On Aug 13, 2005, at 7:17 AM, Jonathan Ellis wrote:
Wow. That's totally the opposite of what I've seen. Lisp guys
*loved*
their Lisp Machines. It's like the Amiga community. "Back in the day
we totally kicked everyone's butt, man."
Yeah, what I said was that Lisp Machines were EXPENSIVE, so they
weren't available to hackers. The cheap unix workstations took
over. ITS at the MIT AI Lab got replaced with a commercial OS that
wasn't hackable. That killed the Lisp hacker culture there.
If you re-read what I said, I also noted the grumbling that took
place when Lisp hackers were forced to use Unix. They most certainly
loved their Lisp Machines, and having seen a screen dump video of the
development process on them, I can see clearly why. Development
environments are starting to catch up with (and in some ways have
surpassed) what was on the Lisp Machine, but back then, Unix wasn't
even close.
And how is Lisp Machines more commercial than your "cheap unix
workstation" vendors like Sun?
They weren't necessarily more commercial, but they were definitely
more proprietary, far more expensive, and available from far fewer
vendors. Here's a little bit of perspective on the timeframe we're
talking about, and the way in which Lisp Machines and Unix spread.

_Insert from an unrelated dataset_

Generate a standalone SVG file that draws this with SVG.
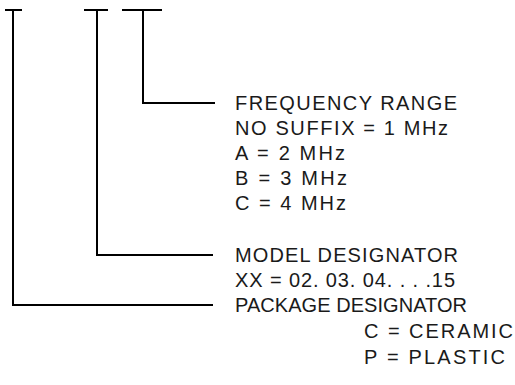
<svg xmlns="http://www.w3.org/2000/svg" width="515" height="385" viewBox="0 0 515 385">
<style>
.ln{fill:none;stroke:#000;stroke-width:2;stroke-linecap:butt;stroke-linejoin:miter}
.t{font-family:"Liberation Sans",Arial,sans-serif;font-size:20px;fill:#1a1a1a}
</style>
<rect width="515" height="385" fill="#fff"/>
<g id="connectors">
<path class="ln" d="M5,10 H22 M13,10 V305 H213"/>
<path class="ln" d="M84,10 H108 M97,10 V255 H213"/>
<path class="ln" d="M122,10 H162 M143,10 V103 H215"/>
</g>
<g id="frequency-range">
<text class="t" x="235" y="110" textLength="222" lengthAdjust="spacing">FREQUENCY RANGE</text>
<text class="t" x="235" y="135" textLength="213" lengthAdjust="spacing">NO SUFFIX = 1 MHz</text>
<text class="t" x="235" y="160" textLength="110" lengthAdjust="spacing">A = 2 MHz</text>
<text class="t" x="235" y="185" textLength="112" lengthAdjust="spacing">B = 3 MHz</text>
<text class="t" x="235" y="210" textLength="111" lengthAdjust="spacing">C = 4 MHz</text>
</g>
<g id="model-designator">
<text class="t" x="235" y="262" textLength="223" lengthAdjust="spacing">MODEL DESIGNATOR</text>
<text class="t" x="235" y="287" textLength="220" lengthAdjust="spacing">XX = 02. 03. 04. . . .15</text>
</g>
<g id="package-designator">
<text class="t" x="235" y="312" textLength="232" lengthAdjust="spacing">PACKAGE DESIGNATOR</text>
<text class="t" x="364" y="338" textLength="149" lengthAdjust="spacing">C = CERAMIC</text>
<text class="t" x="364" y="364" textLength="141" lengthAdjust="spacing">P = PLASTIC</text>
</g>
</svg>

MIT ITS ran on the PDP-10. The PDP-10 was created in 1967. The MIT
Lisp Machines were created in 1977. The first commercial Lisp
Machine was created in 1982. The last Lisp Machines were created in
1989. Unix was created in 1970. In 1976-77, Unix was given to
Berkeley, and BSD was born. At this point, people still had to buy
licenses from Bell Labs to use it, but they could get the code from
Berkeley. Certainly the explosion of Unix varieties that happened
around this time speaks to the open nature of Unix. The Lisp
Machines had almost full source available on them, but since their
operating systems only ran on Lisp machines and couldn't be licensed
to run elsewhere anyway, there was no similar explosion of Lisp
Machine varieties.
I think it's wishful thinking to blame Lisp's decline on
proprietary-ness rather than the market saying, "yeah, we just
don't get
lisp. No thanks."
I think you're very naive to think that programmers 'getting' lisp
had a great deal to do with its decline, and I think you've grossly
misrepresented my argument. Certainly the market did cause Lisp's
decline, but it was more a matter of regular market things like
price. If Lisp had run well and could have been ported widely on low-
cost general-purpose hardware, it would have continued to have
success after the rise of Unix. But had Java existed at the time, it
would have required special-purpose hardware to perform well too, and
it would have suffered the same fate as Lisp.
There are probably other reasons for the decline of Lisp as well,
such as being painted as an 'AI' language when AI fell out of style,
simply because AI is a hard problem and Lisp is good for working on
hard problems. But regardless of that, Open Source was not a factor
in the success of languages when Lisp declined (because it did not
exist yet), so it can be pinned primarily on business reasons rather
than programmer preference reasons.
Anyway, this is largely irrelevant, because there are several
different commercial Common Lisp vendors today, a few commercial
Scheme vendors, many different free varieties of both, and active
communities surrounding both. Scheme is taught in many universities
(including prestigious ones like MIT), and Common Lisp is taught in a
few as well. It just so happens that the Lisp and Scheme communities
have better things to do than write stupid apps and post them to
Sourceforge. As long as I can continue to use the languages, I'm
happy, regardless of how much FUD people who dislike them spread.